26. During a Formal Interview on this matter, Respondent testified that he worked with the medical practice at issue from 2012 through 2014, focusing on providing elective bioidentical hormone replacement therapy. Respondent testified that the majority of the patients at the practice are non-professional athletes and other individuals wishing to maintain an active lifestyle. Respondent stated that charting was difficult during his time at the practice because he only had a few hours of access to the charts per month. He stated that he now has implemented electronic medical records and has regular access to charts.
27. In response to questions from Board members, Respondent stated that he was not specifically aware of any black box warnings for the medications at issue in the case.
28. Board members expressed concern with the care provided to the patients in this case; specifically, whether Respondent’s treatments were scientifically grounded and whether patients were adequately informed of the risks of the medications being prescribed by Respondent.
CONCLUSIONS OF LAW
1. The Board possesses jurisdiction over the subject matter hereof and over Respondent.
2. The conduct and circumstances described above constitute unprofessional conduct pursuant to A.RS. § 32-1401 (27)(e) (“Failing or refusing to maintain adequate records on a patient.”).
3. The conduct and circumstances described above constitute unprofessional conduct pursuant to A.RS. § 32-1401 (27)(q) (“Any conduct or practice that is or might be harmful or dangerous to the health of the patient or the public.”).
IT IS HEREBY ORDERED THAT:
1. Respondent is issued a Letter of Reprimand.
2. Respondent is placed on Probation for a period of 6 months with the following terms and conditions:
3. Continuing Medical Education
Respondent shall within 6 months of the effective date of this Order obtain no less than 5 hours of Board staff pre-approved Category I Continuing Medical Education (“CME”) in an intensive, in-person course regarding ethics and a minimum of 15 hours of Board staff pre-approved Category I CME in an intensive, in-person course regarding medical recordkeeping. Respondent shall within thirty days of the effective date of this Order submit his request for CME to the Board for pre-approval. Upon completion of the CME, Respondent shall provide Board staff with satisfactory proof of attendance. The CME hours shall be in addition to the hours required for the biennial renewal of medical licensure. The Probation shall terminate upon Respondent’s proof of successful completion of the CME.
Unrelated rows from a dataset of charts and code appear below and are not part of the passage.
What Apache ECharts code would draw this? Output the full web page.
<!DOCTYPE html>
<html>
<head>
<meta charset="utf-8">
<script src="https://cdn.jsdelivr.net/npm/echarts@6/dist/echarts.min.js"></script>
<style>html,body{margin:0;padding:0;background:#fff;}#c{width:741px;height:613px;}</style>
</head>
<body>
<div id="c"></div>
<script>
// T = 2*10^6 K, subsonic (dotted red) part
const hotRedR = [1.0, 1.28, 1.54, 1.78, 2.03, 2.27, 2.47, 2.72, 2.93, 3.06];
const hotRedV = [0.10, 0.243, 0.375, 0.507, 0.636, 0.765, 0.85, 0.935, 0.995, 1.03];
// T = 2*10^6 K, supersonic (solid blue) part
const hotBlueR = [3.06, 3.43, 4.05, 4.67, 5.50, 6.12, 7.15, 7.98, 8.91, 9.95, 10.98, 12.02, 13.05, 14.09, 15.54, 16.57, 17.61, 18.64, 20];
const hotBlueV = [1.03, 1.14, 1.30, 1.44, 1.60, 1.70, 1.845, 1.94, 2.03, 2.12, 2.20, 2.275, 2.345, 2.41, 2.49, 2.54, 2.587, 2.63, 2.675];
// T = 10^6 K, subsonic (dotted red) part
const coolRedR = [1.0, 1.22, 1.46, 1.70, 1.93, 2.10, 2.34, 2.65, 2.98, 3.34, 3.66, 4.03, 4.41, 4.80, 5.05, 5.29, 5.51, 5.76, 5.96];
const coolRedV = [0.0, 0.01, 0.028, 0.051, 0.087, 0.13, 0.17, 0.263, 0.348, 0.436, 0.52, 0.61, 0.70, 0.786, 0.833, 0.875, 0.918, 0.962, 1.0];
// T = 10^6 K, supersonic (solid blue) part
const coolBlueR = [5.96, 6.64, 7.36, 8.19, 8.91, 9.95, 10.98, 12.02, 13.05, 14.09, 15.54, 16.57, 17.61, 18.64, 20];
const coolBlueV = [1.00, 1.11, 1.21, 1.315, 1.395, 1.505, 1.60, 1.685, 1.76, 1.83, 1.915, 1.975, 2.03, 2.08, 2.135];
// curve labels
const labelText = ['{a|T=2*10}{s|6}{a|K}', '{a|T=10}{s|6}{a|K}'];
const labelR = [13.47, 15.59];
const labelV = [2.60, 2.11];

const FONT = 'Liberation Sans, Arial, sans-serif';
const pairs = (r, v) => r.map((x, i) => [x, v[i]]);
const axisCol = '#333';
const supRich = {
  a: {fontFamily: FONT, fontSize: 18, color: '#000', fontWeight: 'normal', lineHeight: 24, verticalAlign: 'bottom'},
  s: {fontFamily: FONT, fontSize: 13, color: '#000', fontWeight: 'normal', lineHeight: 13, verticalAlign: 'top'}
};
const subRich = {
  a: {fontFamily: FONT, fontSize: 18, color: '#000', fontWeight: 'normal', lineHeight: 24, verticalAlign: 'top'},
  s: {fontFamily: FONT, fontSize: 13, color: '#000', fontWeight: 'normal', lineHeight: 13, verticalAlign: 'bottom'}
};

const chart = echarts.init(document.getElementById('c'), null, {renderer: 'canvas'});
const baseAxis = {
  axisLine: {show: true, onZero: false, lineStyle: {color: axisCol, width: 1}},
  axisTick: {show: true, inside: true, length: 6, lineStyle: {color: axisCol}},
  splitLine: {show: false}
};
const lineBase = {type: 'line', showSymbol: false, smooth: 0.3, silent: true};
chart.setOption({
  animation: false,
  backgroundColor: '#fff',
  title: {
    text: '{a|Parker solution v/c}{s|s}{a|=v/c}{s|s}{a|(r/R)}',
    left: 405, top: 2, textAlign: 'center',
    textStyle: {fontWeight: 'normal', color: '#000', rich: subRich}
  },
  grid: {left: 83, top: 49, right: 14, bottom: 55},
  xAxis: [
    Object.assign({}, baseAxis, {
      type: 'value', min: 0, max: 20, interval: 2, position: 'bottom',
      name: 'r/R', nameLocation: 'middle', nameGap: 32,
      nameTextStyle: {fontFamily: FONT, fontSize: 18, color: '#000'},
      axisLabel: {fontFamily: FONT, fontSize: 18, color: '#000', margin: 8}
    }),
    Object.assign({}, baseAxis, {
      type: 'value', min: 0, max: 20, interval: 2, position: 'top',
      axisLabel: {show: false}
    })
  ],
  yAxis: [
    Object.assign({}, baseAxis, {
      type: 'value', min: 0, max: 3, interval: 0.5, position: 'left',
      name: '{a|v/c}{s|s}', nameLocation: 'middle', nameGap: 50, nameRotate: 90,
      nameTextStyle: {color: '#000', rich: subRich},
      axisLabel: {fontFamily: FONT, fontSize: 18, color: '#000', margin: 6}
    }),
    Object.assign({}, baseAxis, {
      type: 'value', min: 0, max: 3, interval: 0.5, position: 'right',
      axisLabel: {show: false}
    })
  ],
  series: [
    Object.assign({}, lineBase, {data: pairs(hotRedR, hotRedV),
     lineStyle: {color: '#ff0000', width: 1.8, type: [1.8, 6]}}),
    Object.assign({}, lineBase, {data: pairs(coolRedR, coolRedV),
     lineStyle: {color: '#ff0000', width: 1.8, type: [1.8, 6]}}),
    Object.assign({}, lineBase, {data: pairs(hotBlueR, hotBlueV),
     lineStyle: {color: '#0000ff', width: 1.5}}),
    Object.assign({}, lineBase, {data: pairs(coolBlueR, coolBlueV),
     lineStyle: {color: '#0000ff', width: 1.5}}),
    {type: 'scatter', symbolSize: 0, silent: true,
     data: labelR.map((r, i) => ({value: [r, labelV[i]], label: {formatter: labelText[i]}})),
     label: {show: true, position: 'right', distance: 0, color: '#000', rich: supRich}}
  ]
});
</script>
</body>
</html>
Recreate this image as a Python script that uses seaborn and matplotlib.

4. The Board retains jurisdiction and may initiate new action based upon any violation of this Order.
RIGHT TO PETITION FOR REHEARING OR REVIEW
Respondent is hereby notified that he has the right to petition for a rehearing or review. The petition for rehearing or review must be filed with the Board’s Executive Director within thirty (30) days after service of this Order. A.R.S. § 41-1092.09(8). The petition for rehearing or review must set forth legally sufficient reasons for granting a rehearing or review. A.AC. R4-16-103. Service of this order is effective five (5) days after date of mailing. A.R.S. § 41-1092.09(C). If a petition for rehearing or review is not filed, the Board’s Order becomes effective thirty-five (35) days after it is mailed to Respondent.
Respondent is further notified that the filing of a motion for rehearing or review is required to preserve any rights of appeal to the Superior Court.
DATED AND EFFECTIVE this 5th day of October, 2016.
ARIZONA MEDICAL BOARD
Patricia E. McSorley
EX~TED COPY of the foregoing mailed
this 5th day of October, 2016 to:
Mcneil M. Patel, M.D.
Address of Record
ORIGINAL of the foregoing filed this 5day of October, 2016 with:
Arizona Medical Board
9545 E. Doubletree Ranch Road
Scottsdale, AZ 85258
This page was posted on October 16, 2016.